Your trusted property experts

How Will the Market Be Affected By the Tapered Stamp Duty Holiday?

Author avatar
Share

The height of summer is typically pretty quiet for the housing market, what with school holidays and hot weather – although we haven’t had much of the latter. Perhaps that’s why this August is so very different with buyers and sellers being remarkably busy.

Here are the stats. 

As of August 1 some 67 per cent of all homes advertised for sale on Rightmove and Zoopla were under offer, meaning each estate agency branch on average has just 12 homes to sell. 

Little wonder the National Association of Estate Agents says there’s an average of 19 house-hunters for every property still available as the pandemic continues to make many people reassess where they want to live.

Why Is This Summer Like No Other?

You probably won’t be surprised to discover the stamp duty holiday – which started a year ago – is still energising the market, despite the biggest savings no longer being available. 

The holiday has encouraged a buying frenzy, and in over 25 years in the business, I’ve never known a market this busy.

HM Revenue & Customs says that in June (the latest figures available) there were 213,120 homes sold, which was twice the total in May. 

Many of these were more expensive properties. The number of transactions involving properties bought for £500,000 or more increased by 37 per cent over the 12 months to June – that’s compared with a rise of just two per cent for all properties combined.

How the Stamp Duty Holiday Will End

The peak saving during much of the stamp duty holiday was £15,000. Even now, with the holiday ‘tapering down’, until September 30 there’s no stamp duty on the first £250,000 of a home’s purchase price, with buyers still able to save up to £2,500. 

From October 1, stamp duty applies to any home above £125,001 – that’s the same as it was before the holiday was announced in 2020.

So, What Happens to the Market After the Holiday?

Without a crystal ball we cannot be sure, but the evidence points to an orderly slowing down in the housing market and definitely not a crash.

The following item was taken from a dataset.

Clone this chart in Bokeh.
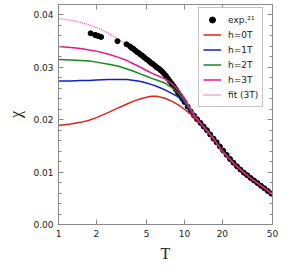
from bokeh.plotting import figure
from bokeh.models import (LogAxis, LinearAxis, FixedTicker, PrintfTickFormatter,
                          CustomJSTickFormatter, Legend, LegendItem, Range1d)
from bokeh.embed import file_html
from bokeh.resources import INLINE

# ---- data ----
T_grid = [1, 1.25, 1.5, 1.75, 2, 2.5, 3, 3.5, 4, 4.5, 5, 5.5, 6, 7, 8, 9, 10, 11, 12,
          13, 14, 15, 17, 20, 25, 30, 35, 40, 45, 50]
chi_h0 = [0.0189, 0.0192, 0.0195, 0.0199, 0.0204, 0.0214, 0.0223, 0.0230, 0.0236, 0.0240,
          0.0243, 0.0245, 0.0245, 0.0241, 0.0235, 0.0228, 0.0220, 0.0212, 0.0204,
          0.0196, 0.0188, 0.0180, 0.0164, 0.0140, 0.0115, 0.0098, 0.0085, 0.0075, 0.0066, 0.0058]
chi_h1 = [0.0274, 0.0274, 0.0275, 0.0275, 0.0276, 0.0277, 0.0277, 0.0277, 0.0275, 0.0273,
          0.0270, 0.0267, 0.0264, 0.0257, 0.0250, 0.0243, 0.0233, 0.0219, 0.0207,
          0.0197, 0.0188, 0.0180, 0.0164, 0.0140, 0.0115, 0.0098, 0.0085, 0.0075, 0.0066, 0.0058]
chi_h2 = [0.0315, 0.0314, 0.0313, 0.0312, 0.0310, 0.0306, 0.0302, 0.0297, 0.0292, 0.0287,
          0.0283, 0.0279, 0.0276, 0.0270, 0.0261, 0.0250, 0.0237, 0.0221, 0.0208,
          0.0197, 0.0188, 0.0180, 0.0164, 0.0140, 0.0115, 0.0098, 0.0085, 0.0075, 0.0066, 0.0058]
chi_h3 = [0.0340, 0.0338, 0.0336, 0.0333, 0.0331, 0.0325, 0.0319, 0.0313, 0.0306, 0.0300,
          0.0294, 0.0289, 0.0285, 0.0278, 0.0268, 0.0256, 0.0241, 0.0223, 0.0209,
          0.0198, 0.0188, 0.0180, 0.0164, 0.0140, 0.0115, 0.0098, 0.0085, 0.0075, 0.0066, 0.0058]
chi_fit = [0.0393, 0.0390, 0.0386, 0.0381, 0.0376, 0.0365, 0.0353, 0.0343, 0.0333, 0.0324,
           0.0315, 0.0308, 0.0301, 0.0286, 0.0267, 0.0250, 0.0234, 0.0219, 0.0207,
           0.0197, 0.0188, 0.0180, 0.0164, 0.0140, 0.0115, 0.0098, 0.0085, 0.0075, 0.0066, 0.0058]

exp_T = [1.80, 1.95, 2.00, 2.07, 2.18, 2.94, 3.47, 3.70, 3.82, 3.95, 4.08, 4.22, 4.36, 4.50,
         4.65, 4.80, 4.96, 5.12, 5.29, 5.46, 5.64, 5.83, 6.02, 6.22, 6.43, 6.65, 6.88, 7.12,
         7.37, 7.64, 7.92, 8.22, 8.54, 8.88, 9.24, 9.62, 10.0, 10.6, 11.2, 11.9, 12.6, 13.4,
         14.2, 15.1, 16.0, 17.0, 18.0, 19.1, 20.3, 21.6, 23.0, 24.5, 26.1, 27.8, 29.6, 31.5,
         33.5, 35.7, 38.0, 40.5, 43.1, 45.9, 48.9]
exp_chi = [0.0365, 0.0362, 0.0361, 0.0360, 0.0358, 0.0350, 0.0344, 0.0340, 0.0337, 0.0335,
           0.0332, 0.0329, 0.0327, 0.0324, 0.0322, 0.0319, 0.0316, 0.0314, 0.0311, 0.0308,
           0.0306, 0.0303, 0.0300, 0.0298, 0.0295, 0.0292, 0.0288, 0.0284, 0.0279, 0.0274,
           0.0269, 0.0264, 0.0258, 0.0252, 0.0246, 0.0240, 0.0234, 0.0225, 0.0216, 0.0208,
           0.0201, 0.0194, 0.0187, 0.0180, 0.0172, 0.0164, 0.0157, 0.0149, 0.0141, 0.0133,
           0.0125, 0.0118, 0.0111, 0.0105, 0.0099, 0.0094, 0.0089, 0.0084, 0.0079, 0.0074,
           0.0069, 0.0064, 0.0059]

x_ticks = [1, 2, 5, 10, 20, 50]
x_labels = ["1", "2", "5", "10", "20", "50"]
y_ticks = [0.0, 0.01, 0.02, 0.03, 0.04]
y_minor = [0.002, 0.004, 0.006, 0.008, 0.012, 0.014, 0.016, 0.018, 0.022, 0.024, 0.026,
           0.028, 0.032, 0.034, 0.036, 0.038, 0.040]

AX = "#8a8a8a"
LBL = "#222222"
TICKFONT = "DejaVu Sans"

p = figure(width=291, height=268, x_axis_type="log",
           x_range=Range1d(1, 50), y_range=Range1d(0, 0.0420),
           output_backend="svg", toolbar_location=None,
           min_border_left=58, min_border_right=19, min_border_top=4, min_border_bottom=44)
p.grid.visible = False
p.outline_line_color = AX
p.background_fill_color = "white"
p.border_fill_color = "white"

xt = FixedTicker(ticks=x_ticks, minor_ticks=[])
yt = FixedTicker(ticks=y_ticks, minor_ticks=y_minor)

def style(ax, labels=True):
    ax.axis_line_color = AX
    ax.major_tick_line_color = AX
    ax.minor_tick_line_color = AX
    ax.major_tick_in = 5
    ax.major_tick_out = 0
    ax.minor_tick_in = 3
    ax.minor_tick_out = 0
    if labels:
        ax.major_label_text_font = TICKFONT
        ax.major_label_text_font_size = "9px"
        ax.major_label_text_color = LBL
        ax.major_label_standoff = 5
    else:
        ax.formatter = CustomJSTickFormatter(code="return ''")
        ax.major_label_standoff = 0

xa = p.xaxis[0]
xa.ticker = xt
xa.major_label_overrides = {t: s for t, s in zip(x_ticks, x_labels)}
style(xa)
xa.axis_label = "T"
xa.axis_label_text_font = "Liberation Serif"
xa.axis_label_text_font_style = "normal"
xa.axis_label_text_font_size = "16px"
xa.axis_label_text_color = LBL
xa.axis_label_standoff = 5

ya = p.yaxis[0]
ya.ticker = yt
ya.formatter = PrintfTickFormatter(format="%.2f")
style(ya)
ya.axis_label = "χ"
ya.axis_label_text_font = "Liberation Serif"
ya.axis_label_text_font_style = "normal"
ya.axis_label_text_font_size = "16px"
ya.axis_label_text_color = LBL
ya.axis_label_standoff = 6

top = LogAxis(ticker=FixedTicker(ticks=x_ticks, minor_ticks=[]))
style(top, labels=False)
p.add_layout(top, "above")
right = LinearAxis(ticker=FixedTicker(ticks=y_ticks, minor_ticks=y_minor))
style(right, labels=False)
p.add_layout(right, "right")

r_fit = p.line(T_grid, chi_fit, line_color="#ff4fae", line_width=1.3, line_dash="1 1")
r_exp = p.scatter(exp_T, exp_chi, size=5, fill_color="black", line_color="black")
r0 = p.line(T_grid, chi_h0, line_color="#e3231c", line_width=1.5)
r1 = p.line(T_grid, chi_h1, line_color="#1020c0", line_width=1.5)
r2 = p.line(T_grid, chi_h2, line_color="#16891e", line_width=1.5)
r3 = p.line(T_grid, chi_h3, line_color="#f0148a", line_width=1.5)

legend = Legend(items=[
    LegendItem(label="exp.²¹", renderers=[r_exp]),
    LegendItem(label="h=0T", renderers=[r0]),
    LegendItem(label="h=1T", renderers=[r1]),
    LegendItem(label="h=2T", renderers=[r2]),
    LegendItem(label="h=3T", renderers=[r3]),
    LegendItem(label="fit (3T)", renderers=[r_fit]),
], location=(140, 117))
legend.label_text_font = TICKFONT
legend.label_text_font_size = "9px"
legend.label_text_color = LBL
legend.glyph_width = 18
legend.glyph_height = 15
legend.label_height = 15
legend.label_standoff = 7
legend.spacing = 0
legend.padding = 4
legend.margin = 0
legend.border_line_color = AX
legend.background_fill_alpha = 1.0
p.add_layout(legend, "center")

open("out.html", "w").write(file_html(p, INLINE))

The latest Nationwide Building Society index shows price rises easing – even so, homes are on average 10.5 per cent more expensive now than just a year ago. Likewise, most estate agents say there are slightly fewer buyers currently (compared to previous months), although still more than usual for summer.

The pandemic still casts a shadow, of course. Almost 2m people are still furloughed so the true state of unemployment remains difficult to measure, although economic indicators suggest a quicker-than-expected bounce back in spending. 

However, the key element keeping the housing market buoyant – even after the stamp duty holiday ends – will be the shortage of stock on agents’ websites and in their windows. 

All regions of the country have seen at least a 20 per cent fall in the availability of family homes, says Zoopla: as these have been the most in demand for many months, and continue to be the buyers’ favourite, this mismatch in supply and demand should keep prices strong in the months to come.

Enjoy the sunshine – when it arrives!